My forward testing protocol before anything goes live

Every update to the bot goes through a minimum 30-day paper trading period before it touches real capital. No exceptions.

The paper trading environment uses live Open-Meteo API data and real-time Kalshi order book prices. The only difference from production is that no actual orders are submitted. Every other part of the pipeline runs exactly as it would live — the HGEFS ensemble ingestion, the edge scoring, the fee filter, the execution kill switch.
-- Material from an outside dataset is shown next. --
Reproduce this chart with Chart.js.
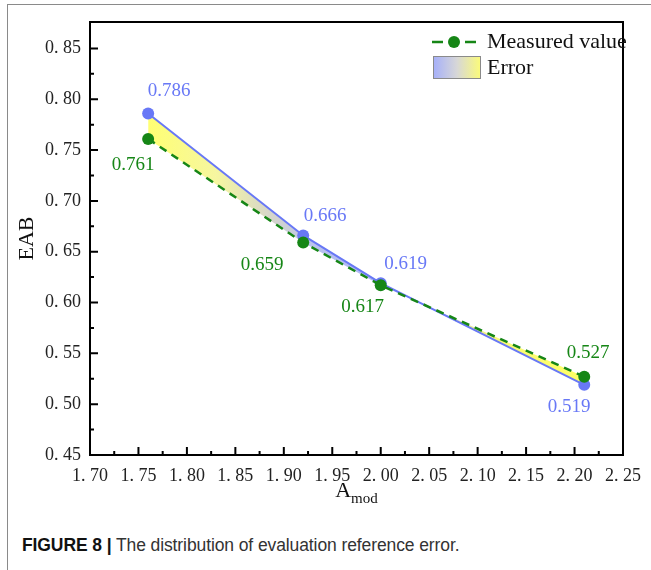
<!DOCTYPE html>
<html><head><meta charset="utf-8">
<script src="https://cdn.jsdelivr.net/npm/chart.js@4.4.1/dist/chart.umd.min.js"></script>
<style>
html,body{margin:0;padding:0;background:#fff;}
#page{position:relative;width:651px;height:570px;overflow:hidden;background:#fff;}
#frame{position:absolute;left:7px;top:4px;right:-5px;bottom:-5px;border-left:1.5px solid #8a8a8a;border-top:1.5px solid #8a8a8a;}
#wrap{position:absolute;left:0;top:0;width:651px;height:520px;}
#caption{position:absolute;left:22px;top:535px;font-family:"Liberation Sans",Arial,sans-serif;font-size:17.5px;color:#333;white-space:nowrap;letter-spacing:-0.1px;}
#caption b{color:#111;}
</style></head><body>
<div id="page"><div id="frame"></div><div id="wrap"><canvas id="c"></canvas></div>
<div id="caption"><b>FIGURE 8 |</b> The distribution of evaluation reference error.</div></div>
<script>
// ---- data ----
const amod = [1.76, 1.92, 2.00, 2.21];
const measured = [0.761, 0.659, 0.617, 0.527];
const predicted = [0.786, 0.666, 0.619, 0.519];
const xTicks = [1.70, 1.75, 1.80, 1.85, 1.90, 1.95, 2.00, 2.05, 2.10, 2.15, 2.20, 2.25];
const yTicks = [0.45, 0.50, 0.55, 0.60, 0.65, 0.70, 0.75, 0.80, 0.85];
const legendLabels = ['Measured value', 'Error'];

// ---- styles ----
const BLUE = 'rgb(104,120,246)';
const GREEN = 'rgb(22,134,22)';
const SERIF = '"Liberation Serif","Times New Roman",serif';
const gradStops = [[1.76,'rgb(255,255,115)'],[1.83,'rgb(246,246,160)'],[1.89,'rgb(212,212,205)'],[1.93,'rgb(186,194,238)'],[2.00,'rgb(172,182,246)'],[2.07,'rgb(215,218,190)'],[2.12,'rgb(250,250,120)'],[2.21,'rgb(255,255,100)']];
const measOffsets = [[-15,26],[-41,22],[-18,22],[4,-24]];
const predOffsets = [[21,-22],[22,-19],[25,-19],[-15,22]];

function fillGradient(ctx){
  const chart = ctx.chart, ca = chart.chartArea;
  if(!ca) return 'rgba(0,0,0,0)';
  const xs = chart.scales.x;
  const x0 = xs.getPixelForValue(amod[0]), x1 = xs.getPixelForValue(amod[amod.length-1]);
  const g = chart.ctx.createLinearGradient(x0,0,x1,0);
  gradStops.forEach(([v,c])=>{
    const t = (xs.getPixelForValue(v)-x0)/(x1-x0);
    g.addColorStop(Math.min(1,Math.max(0,t)), c);
  });
  return g;
}

const boxTicks = {
  id:'boxTicks',
  afterDraw(chart){
    const {ctx, chartArea:ca, scales:{x,y}} = chart;
    ctx.save();
    ctx.strokeStyle = '#000'; ctx.lineWidth = 2;
    ctx.strokeRect(ca.left, ca.top, ca.right-ca.left, ca.bottom-ca.top);
    ctx.lineWidth = 2;
    ctx.beginPath();
    for(let i=0;i<xTicks.length;i++){
      const px = x.getPixelForValue(xTicks[i]);
      ctx.moveTo(px, ca.bottom); ctx.lineTo(px, ca.bottom-8);
      if(i<xTicks.length-1){
        const pm = x.getPixelForValue((xTicks[i]+xTicks[i+1])/2);
        ctx.moveTo(pm, ca.bottom); ctx.lineTo(pm, ca.bottom-4);
      }
    }
    for(let i=0;i<yTicks.length;i++){
      const py = y.getPixelForValue(yTicks[i]);
      ctx.moveTo(ca.left, py); ctx.lineTo(ca.left+8, py);
      const pm = y.getPixelForValue(yTicks[i]+0.025);
      if(pm > ca.top+2){ ctx.moveTo(ca.left, pm); ctx.lineTo(ca.left+4, pm); }
    }
    ctx.stroke();
    // x-axis title with subscript
    const cx = (ca.left+ca.right)/2;
    ctx.fillStyle = '#111';
    ctx.textBaseline = 'alphabetic';
    ctx.font = '22px '+SERIF;
    const wA = ctx.measureText('A').width;
    ctx.font = '15px '+SERIF;
    const wM = ctx.measureText('mod').width;
    const sx = cx - (wA+wM)/2;
    ctx.font = '22px '+SERIF; ctx.textAlign='left';
    ctx.fillText('A', sx, 497);
    ctx.font = '15px '+SERIF;
    ctx.fillText('mod', sx+wA, 503);
    ctx.restore();
  }
};

const valueLabels = {
  id:'valueLabels',
  afterDatasetsDraw(chart){
    const {ctx, scales:{x,y}} = chart;
    ctx.save();
    ctx.font = '19px '+SERIF;
    ctx.textAlign='center'; ctx.textBaseline='middle';
    amod.forEach((a,i)=>{
      ctx.fillStyle = BLUE;
      ctx.fillText(predicted[i].toFixed(3), x.getPixelForValue(a)+predOffsets[i][0], y.getPixelForValue(predicted[i])+predOffsets[i][1]);
      ctx.fillStyle = GREEN;
      ctx.fillText(measured[i].toFixed(3), x.getPixelForValue(a)+measOffsets[i][0], y.getPixelForValue(measured[i])+measOffsets[i][1]);
    });
    ctx.restore();
  }
};

const customLegend = {
  id:'customLegend',
  afterDraw(chart){
    const ctx = chart.ctx;
    ctx.save();
    ctx.strokeStyle = GREEN; ctx.lineWidth = 2.5;
    ctx.beginPath();
    ctx.moveTo(432,42); ctx.lineTo(443,42);
    ctx.moveTo(465,42); ctx.lineTo(476,42);
    ctx.stroke();
    ctx.fillStyle = GREEN;
    ctx.beginPath(); ctx.arc(454,42,6,0,Math.PI*2); ctx.fill();
    const g = ctx.createLinearGradient(433,0,481,0);
    g.addColorStop(0,'rgb(165,175,250)'); g.addColorStop(0.5,'rgb(215,215,215)'); g.addColorStop(1,'rgb(252,252,120)');
    ctx.fillStyle = g; ctx.fillRect(433,56,48,23);
    ctx.strokeStyle = '#8a8a8a'; ctx.lineWidth = 1; ctx.strokeRect(433.5,56.5,47,22);
    ctx.fillStyle = '#111'; ctx.font = '22px '+SERIF;
    ctx.textAlign='left'; ctx.textBaseline='middle';
    ctx.fillText(legendLabels[0], 487, 42);
    ctx.fillText(legendLabels[1], 487, 68);
    ctx.restore();
  }
};

const tickFmt = v => v.toFixed(2).replace('.', '. ');

new Chart(document.getElementById('c'), {
  type:'line',
  data:{
    datasets:[
      {
        label: legendLabels[0],
        data: amod.map((a,i)=>({x:a, y:measured[i]})),
        borderColor: GREEN, backgroundColor: GREEN,
        borderWidth: 2.5, borderDash:[8,6],
        pointRadius: 6, pointHoverRadius:6, pointBackgroundColor: GREEN, pointBorderWidth:0,
        fill:false, tension:0
      },
      {
        label: 'Predicted',
        data: amod.map((a,i)=>({x:a, y:predicted[i]})),
        borderColor: BLUE, backgroundColor: fillGradient,
        borderWidth: 2,
        pointRadius: 6, pointHoverRadius:6, pointBackgroundColor: BLUE, pointBorderWidth:0,
        fill:'-1', tension:0
      }
    ]
  },
  options:{
    responsive:true, maintainAspectRatio:false, animation:false,
    layout:{padding:{left:8, right:22, top:22, bottom:0}},
    plugins:{legend:{display:false}, tooltip:{enabled:false}},
    scales:{
      x:{
        type:'linear', min:1.70, max:2.25,
        afterBuildTicks: s => { s.ticks = xTicks.map(v=>({value:v})); },
        afterFit: s => { s.height = 65; },
        grid:{display:false, drawTicks:false},
        border:{display:false},
        ticks:{callback: tickFmt, padding: 10, maxRotation:0, autoSkip:false, color:'#222', font:{family:SERIF, size:18}}
      },
      y:{
        type:'linear', min:0.45, max:0.876,
        afterBuildTicks: s => { s.ticks = yTicks.map(v=>({value:v})); },
        afterFit: s => { s.width = 82; },
        grid:{display:false, drawTicks:false},
        border:{display:false},
        title:{display:true, text:'EAB', color:'#111', font:{family:SERIF, size:22}, padding:{top:6,bottom:0}},
        ticks:{callback: tickFmt, padding: 9, color:'#222', font:{family:SERIF, size:18}}
      }
    }
  },
  plugins:[boxTicks, valueLabels, customLegend]
});
</script>
</body></html>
At the end of 30 days I compare projected edge against actual settlement data. If the live performance variance exceeds 5% of what the backtest projected, the update is rejected and goes back to the drawing board. This process has killed two upgrades that looked strong on paper. It also validated the HGEFS upgrade, which is how I knew it was ready for real money.

Thirty days sounds like a long time to wait. It is also the difference between deploying something real and deploying something that only worked in Excel.

Why real-time convergence beats historical curve fitting

The reason this system resists overfitting better than most approaches is that it does not rely on historical patterns at all. It does not look at what happened in similar conditions in the past. It looks at what 62 independent atmospheric simulations are saying right now, and whether the Kalshi market is pricing the outcome correctly.

That is a real-time probabilistic edge. The atmosphere does not need to repeat a historical pattern for the edge to exist. It just needs the ensemble members to agree, and the market to be wrong.

Historical data is useful for calibrating filter thresholds and testing the fee-efficiency formula. It is not useful for predicting specific temperature outcomes. The 62 GFS and AIGEFS ensemble members running right now, initialized with today's atmospheric conditions, tell you more about tomorrow's high temperature in Chicago than ten years of May averages ever will.

The honest result

The original 31-member system had 1 win and 5 losses before I upgraded and tightened the filters. I published that in the HGEFS upgrade post because hiding it would be pointless and dishonest.

What I know from forward testing is that the stricter convergence requirements on the 62-member system are filtering out the marginal trades that generated those early losses. The agreement requirement between the GFS physics ensemble and the AIGEFS AI ensemble eliminates roughly half the opportunities the old system would have taken. That is by design. I would rather wait for high-confidence setups than force activity on coin-flip signals.

Forward test results confirm that direction. Live P&L will confirm it or not, and I will publish that data regardless of outcome.

Do not fall in love with your backtests. Treat them as a rough calibration tool and forward test everything before you put real money on it.


Want to run a system built around real-time ensemble convergence instead of historical curve fitting? The full Python source code — including the HGEFS pipeline, edge scoring system, and 30-day forward testing framework — is available now.

Get the Source Code — $67

Frequently Asked Questions

Q: What is the technical difference between backtesting and forward testing?

A: Backtesting evaluates a strategy on historical data whose outcomes are already known. Forward testing runs the same pipeline against live market prices and live model data before settlement is known, which exposes overfitting and operational issues that historical tests hide.

Q: Why does the bot require a 30-day paper trading window?

A: The 30-day window forces every update to prove itself on new data, real Kalshi prices, and current weather-model behavior. If projected edge and actual settlement performance diverge by more than the allowed variance, the update is rejected before real capital is used.

Q: Why can a lower live win rate be more trustworthy than a perfect backtest?

A: A modest live win rate with small backtest degradation is evidence that the model is capturing a repeatable signal. A perfect historical result often means the strategy learned noise, especially when many filters were tuned to one historical sample.